Task objective: Retype only what runs from the first line of the listing to the line holding "const maxResources = 24;", both included. Do not retype the pictures.

Supplied data:
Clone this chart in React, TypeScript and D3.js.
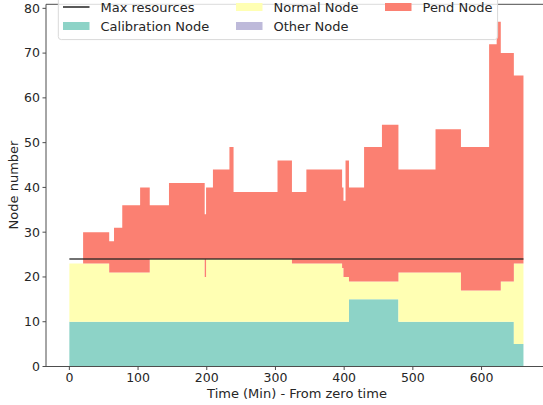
import React from "react";
import * as d3 from "d3";

// Segment start times (minutes) plus final end time
const times = [0, 20, 58, 65, 77, 103, 117, 145, 197, 199, 209, 233, 239, 303, 324, 345, 397, 399, 402, 407, 429, 455, 479, 533, 570, 611, 622, 628, 647, 661];
const calibration = [10, 10, 10, 10, 10, 10, 10, 10, 10, 10, 10, 10, 10, 10, 10, 10, 10, 10, 10, 15, 15, 15, 10, 10, 10, 10, 10, 10, 5];
const normal = [13, 13, 11, 11, 11, 11, 14, 14, 10, 14, 14, 14, 14, 14, 13, 13, 12, 10, 10, 4, 4, 4, 11, 11, 7, 7, 7, 9, 18];
const other = [0, 0, 0, 0, 0, 0, 0, 0, 0, 0, 0, 0, 0, 0, 0, 0, 0, 0, 0, 0, 0, 0, 0, 0, 0, 0, 0, 0, 0];
const pend = [0, 7, 7, 10, 15, 19, 12, 17, 14, 16, 20, 25, 15, 22, 16, 21, 18, 17, 26, 21, 30, 35, 23, 32, 32, 55, 60, 51, 42];
const maxResources = 24;

const xTicks = [0, 100, 200, 300, 400, 500, 600];
const yTicks = [0, 10, 20, 30, 40, 50, 60, 70, 80];

const seriesKeys = ["Calibration Node", "Normal Node", "Other Node", "Pend Node"];
const seriesColors = ["#8dd3c7", "#ffffb3", "#bebada", "#fb8072"];
const seriesValues = [calibration, normal, other, pend];

const W = 543;
const H = 405;

export default function App() {
  const x = d3.scaleLinear().domain([-34, 712]).range([46, 558.5]);
  const y = d3.scaleLinear().domain([0, 80.9]).range([366.5, 4.3]);

  const rows = times.map((t, i) => {
    const idx = Math.min(i, calibration.length - 1);
    const r: any = { t };
    seriesKeys.forEach((k, j) => (r[k] = seriesValues[j][idx]));
    return r;
  });
  const stacked = d3.stack<any>().keys(seriesKeys)(rows);
  const area = d3
    .area<any>()
    .curve(d3.curveStepAfter)
    .x((d) => x(d.data.t))
    .y0((d) => y(d[0]))
    .y1((d) => y(d[1]));

  const font = "DejaVu Sans, sans-serif";
  const textColor = "#262626";
  const spine = "#4d4d4d";

  const legendItems = [
    { label: "Max resources", type: "line", color: "#222", col: 0, row: 0 },
    { label: "Calibration Node", type: "patch", color: seriesColors[0], col: 0, row: 1 },
    { label: "Normal Node", type: "patch", color: seriesColors[1], col: 1, row: 0 },
    { label: "Other Node", type: "patch", color: seriesColors[2], col: 1, row: 1 },
    { label: "Pend Node", type: "patch", color: seriesColors[3], col: 2, row: 0 },
  ];
  const colX = [63, 236, 385];
  const rowY = [7, 26];

  return (
    <svg
      width={W}
      height={H}
      style={{ position: "absolute", left: 0, top: 0, background: "#fff" }}
      fontFamily={font}
    >
      {stacked.map((s, i) => (
        <path key={s.key} d={area(s) || ""} fill={seriesColors[i]} />
      ))}
      <line
        x1={x(times[0])}
        x2={x(times[times.length - 1])}
        y1={y(maxResources)}
        y2={y(maxResources)}
        stroke="#222"
        strokeOpacity={0.85}
        strokeWidth={1.5}
      />
      {/* spines */}
      <line x1={46} x2={46} y1={4.3} y2={366.5} stroke={spine} strokeWidth={1} />
      <line x1={46} x2={W} y1={366.5} y2={366.5} stroke={spine} strokeWidth={1} />
      <line x1={46} x2={W} y1={4.3} y2={4.3} stroke={spine} strokeWidth={1} />
      {xTicks.map((t) => (
        <g key={t}>
          <line x1={x(t)} x2={x(t)} y1={366.5} y2={370} stroke={spine} />
          <text x={x(t)} y={382} textAnchor="middle" fontSize={12.5} fill={textColor}>
            {t}
          </text>
        </g>
      ))}
      {yTicks.map((v) => (
        <g key={v}>
          <line x1={42.5} x2={46} y1={y(v)} y2={y(v)} stroke={spine} />
          <text x={40} y={y(v)} dy="0.35em" textAnchor="end" fontSize={12.5} fill={textColor}>
            {v}
          </text>
        </g>
      ))}
      <text x={297} y={398} textAnchor="middle" fontSize={13} fill={textColor}>
        Time (Min) - From zero time
      </text>
      <text
        transform={`translate(18,185) rotate(-90)`}
        textAnchor="middle"
        fontSize={13}
        fill={textColor}
      >
        Node number
      </text>
      {/* legend */}
      <rect x={58.3} y={-4} width={439.3} height={43.6} rx={3} fill="#fff" fillOpacity={0.8} stroke="#d9d9d9" strokeWidth={1} />
      {legendItems.map((it) => {
        const lx = colX[it.col];
        const ly = rowY[it.row];
        return (
          <g key={it.label}>
            {it.type === "line" ? (
              <line x1={lx} x2={lx + 26.5} y1={ly} y2={ly} stroke={it.color} strokeWidth={1.5} />
            ) : (
              <rect x={lx} y={ly - 4} width={26.5} height={8} fill={it.color} />
            )}
            <text x={lx + 37.5} y={ly} dy="0.38em" fontSize={13} fill={textColor}>
              {it.label}
            </text>
          </g>
        );
      })}
    </svg>
  );
}
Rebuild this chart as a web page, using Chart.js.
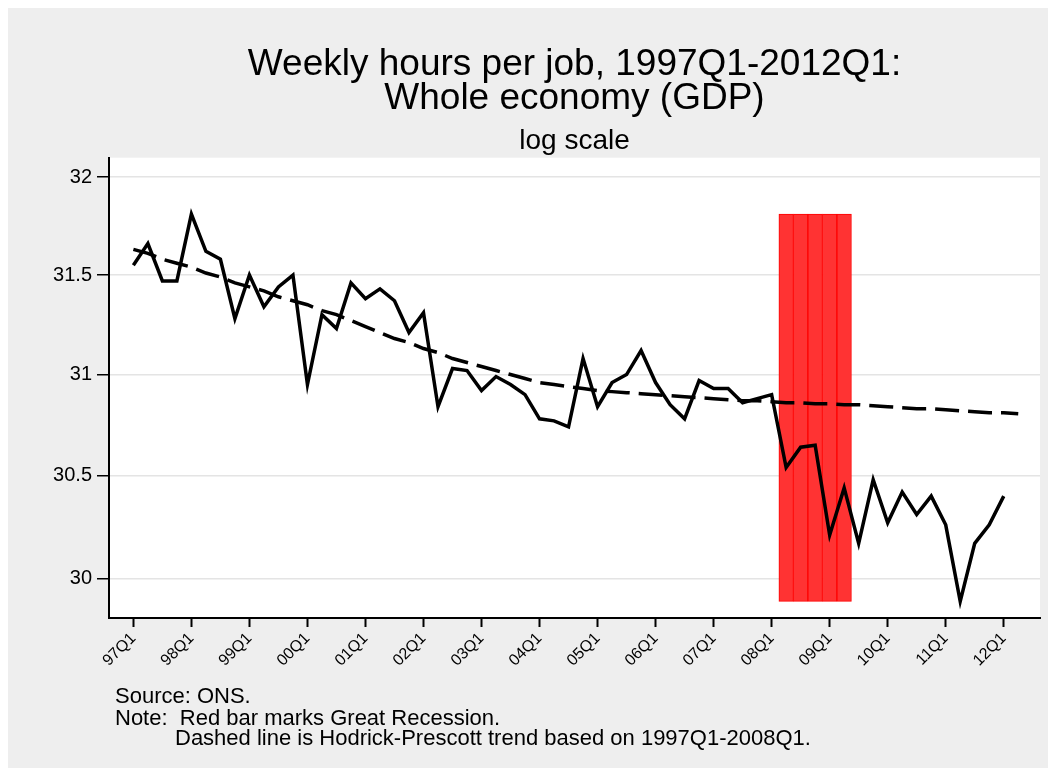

Output below:
Clone this chart in React, TypeScript and D3.js.
import React from "react";
import * as d3 from "d3";

// Segment start times (minutes) plus final end time
const times = [0, 20, 58, 65, 77, 103, 117, 145, 197, 199, 209, 233, 239, 303, 324, 345, 397, 399, 402, 407, 429, 455, 479, 533, 570, 611, 622, 628, 647, 661];
const calibration = [10, 10, 10, 10, 10, 10, 10, 10, 10, 10, 10, 10, 10, 10, 10, 10, 10, 10, 10, 15, 15, 15, 10, 10, 10, 10, 10, 10, 5];
const normal = [13, 13, 11, 11, 11, 11, 14, 14, 10, 14, 14, 14, 14, 14, 13, 13, 12, 10, 10, 4, 4, 4, 11, 11, 7, 7, 7, 9, 18];
const other = [0, 0, 0, 0, 0, 0, 0, 0, 0, 0, 0, 0, 0, 0, 0, 0, 0, 0, 0, 0, 0, 0, 0, 0, 0, 0, 0, 0, 0];
const pend = [0, 7, 7, 10, 15, 19, 12, 17, 14, 16, 20, 25, 15, 22, 16, 21, 18, 17, 26, 21, 30, 35, 23, 32, 32, 55, 60, 51, 42];
const maxResources = 24;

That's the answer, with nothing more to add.